Reminds me of something from Great Teacher Onizuka. There's a girl who is beyond intelligent and was incredibly thirsty for knowledge from a young age. She would always be asking questions and learning as much as she could from her teachers over the years. In no time, she began to surpass them in knowledge, asking questions that those teachers couldn't possibly handle. This caused them to end up resenting her, since she made them feel stupid. One day, while asking a question like she typically does, her favorite teacher became frustrated and ended up revealing a big secret of her to the whole class accidentally. Then some very spicy stuff happens after. You'd have to watch to find out though!


I'm 31 and still remember spending every weeknight doing 1 to 2 hours of long division problems in 5th grade. It was mind nimbingly boring.


Long division is also where I switched from being ahead on math to running behind. I could do those in my head and only wrote down the tail because I had to. Divisions that would have been hard enough that I couldn't do them in my head would have helped me a lot there.


There was a long interview on youtube from John Taylor Gatto I listened to once where he said essentially creativity must be constrained for society to be stable. Your anecdote reminds me of this. Teachers focusing on test scroes is a great way for this to happen. I'd mod this comment up it I could.

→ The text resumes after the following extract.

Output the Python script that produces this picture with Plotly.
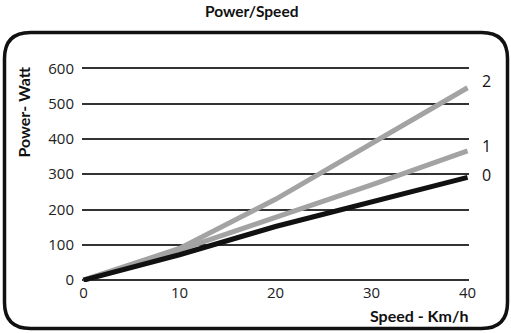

It was worse than just focusing on test scores.

It was actively hammering me down to average level as that was easier for her to work with.

I had misforntne to meet her later on in middle school - as she was chemistry, not math, teacher by education. Whole class had failing or almost failing grade with her.

We got better teacher next year who managed to teach us 2 years of chemistry in half a year while also following normal curriculum .. and most of the class actually understood it and had fun with it.

I seriously wonder how many children have been permanently hurt by someone so inept, but well - she was a product of her times(communist occupation).